Being me, though, I twist the story a little more, and when I get down or blue, I remind myself that I don’t want to fall down in the prickers and the sagebrush waiting for the coyotes to come and start licking at my feet as I complacently wait for my fate…and so I gather up my skirts and continue trooping along my way, chanting “You can’t lay down along the way, up you go, moving forward now, at least your braids aren’t frozen to the ground and you didn’t just leave your dead husband and baby behind wrapped in quilts under the sky and in the elements because the ground is too hard to make a dent in to dig a grave.”  And so I say a little prayer and I troop.

My father has been gone 13 years now…and this conversation took place not too long after his death…and this counsel, and this mantra, of trooping through and moving forward, has served me well through the years, and I have never forgotten it, and I am infinitely grateful for the tender mercy that was delivered to me through a loving husband who knew what I needed to hear.  I don’t know that he thought that this would stick with me through the years, but it has, and it has become my trusted go-to thought when I am struggling through some trial or difficulty.

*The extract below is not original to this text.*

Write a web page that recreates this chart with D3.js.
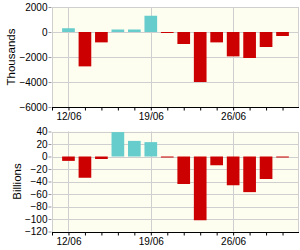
<!DOCTYPE html>
<html lang="en">
<head>
    <meta charset="utf-8">
    <title>Daily flows</title>
    <script src="https://d3js.org/d3.v7.min.js"></script>
    <style>
        body { margin: 0; background: #fff; }
        svg { display: block; font-family: Arial, "Liberation Sans", sans-serif; }
        .tick text { font-size: 10px; fill: #000; }
        .ylab { font-size: 11.5px; fill: #000; }
    </style>
</head>
<body>
    <div id="chart"></div>
    <script>
        // business days shown on both panels
        var days = ["12/06", "13/06", "14/06", "15/06", "16/06",
                    "19/06", "20/06", "21/06", "22/06", "23/06",
                    "26/06", "27/06", "28/06", "29/06"];
        var labelDays = ["12/06", "19/06", "26/06"];

        // top panel, thousands
        var thousands = [300, -2750, -830, 200, 200, 1300, -60, -960, -4000, -830, -1950, -2080, -1200, -320];
        var thousandsTicks = [-6000, -4000, -2000, 0, 2000];

        // bottom panel, billions
        var billions = [-7, -34, -4, 39, 25, 23, -1, -44, -102, -14, -46, -57, -36, -1];
        var billionsTicks = [-120, -100, -80, -60, -40, -20, 0, 20, 40];

        var W = 300, H = 250;
        var left = 52, right = 299;

        var svg = d3.select("#chart").append("svg")
            .attr("width", W).attr("height", H);

        var x = d3.scalePoint().domain(days).range([left, right]).padding(1);
        var step = x.step();
        var barW = step * 0.77;

        function panel(values, ticks, top, bottom, label, labelX) {
            var y = d3.scaleLinear()
                .domain([ticks[0], ticks[ticks.length - 1]])
                .range([bottom, top]);

            var g = svg.append("g");

            g.append("rect")
                .attr("x", left).attr("y", top)
                .attr("width", right - left).attr("height", bottom - top)
                .attr("fill", "#fefef0");

            // horizontal grid
            g.selectAll(".hgrid").data(ticks).enter().append("line")
                .attr("x1", left).attr("x2", right)
                .attr("y1", d => Math.round(y(d)) + 0.5)
                .attr("y2", d => Math.round(y(d)) + 0.5)
                .attr("stroke", "#cfcfcf");

            // vertical grid at week starts
            g.selectAll(".vgrid").data(labelDays).enter().append("line")
                .attr("x1", d => Math.round(x(d)) + 0.5)
                .attr("x2", d => Math.round(x(d)) + 0.5)
                .attr("y1", top).attr("y2", bottom)
                .attr("stroke", "#cfcfcf");

            // border
            g.append("rect")
                .attr("x", left + 0.5).attr("y", Math.round(top) + 0.5)
                .attr("width", right - left - 1).attr("height", Math.round(bottom - top))
                .attr("fill", "none").attr("stroke", "#cfcfcf");

            g.selectAll(".bar").data(values).enter().append("rect")
                .attr("x", (d, i) => x(days[i]) - barW / 2)
                .attr("width", barW)
                .attr("y", d => y(Math.max(0, d)))
                .attr("height", d => Math.max(1, Math.abs(y(d) - y(0))))
                .attr("fill", d => d >= 0 ? "#66cccc" : "#cc0000");

            // y axis
            var ya = d3.axisLeft(y).tickValues(ticks).tickSize(3).tickPadding(1)
                .tickFormat(d3.format("d"));
            var yg = g.append("g")
                .attr("transform", "translate(" + (left - 0.5) + ",0)")
                .call(ya);
            yg.select(".domain").remove();
            yg.selectAll(".tick line").attr("stroke", "#999");

            // x axis: tick at every business day, labels on mondays
            var xa = d3.axisBottom(x).tickSize(3).tickPadding(2)
                .tickFormat(d => labelDays.indexOf(d) >= 0 ? d : "");
            var xg = g.append("g")
                .attr("transform", "translate(0," + (Math.round(bottom) + 0.5) + ")")
                .call(xa);
            xg.select(".domain").attr("d", "M" + left + ",0H" + right).attr("stroke", "#000");
            xg.append("line")
                .attr("x1", left + 0.5).attr("x2", left + 0.5)
                .attr("y1", 0).attr("y2", 3).attr("stroke", "#000");
            xg.selectAll(".tick line").attr("stroke", "#000");

            svg.append("text")
                .attr("class", "ylab")
                .attr("transform", "translate(" + labelX + "," + ((top + bottom) / 2) + ") rotate(-90)")
                .attr("text-anchor", "middle")
                .attr("dy", "0.35em")
                .text(label);
        }

        panel(thousands, thousandsTicks, 7, 107, "Thousands", 11);
        panel(billions, billionsTicks, 131.5, 231.5, "Billions", 17);
    </script>
</body>
</html>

It’s not always an easy path, and sometimes I feel like I am blazing the path and that there is no one who has gone before, but that’s not quite true no matter what it feels like.  There are many who have gone before, and as they blazed a path for me, so I blaze a path for those who come behind me.  I troop along, so they can troop along.  Just as I gain strength from my predecessors, I hope that I can disperse some faith and hope and strength to others.

This life is a beautiful thing, there is joy and there is pain, and there are trials and difficulties, but what wondrous learning, what opportunities for service and for love…ah the love…what great love there is in helping each other, and in learning, and in forgiving, and in moving on, and forward, and upward, trying to become holier beings that shine and share and serve and give.

When in your darker hours, do not despair.  Instead, stand up, know that no matter what you are loved, and that you are needed and you are believed in.  Know that there is beauty in your soul and kindness in your heart and purpose in your living and being, even if you have forgotten it, or if you can’t see it or feel it just now. 

Don’t let the coyotes lick your feet…get back up and keep on walking…picking flowers and singing songs along the way…because either you will get there sooner or later or you might die along the way…but at least you died trying and trooping…and that’s something to learn from too.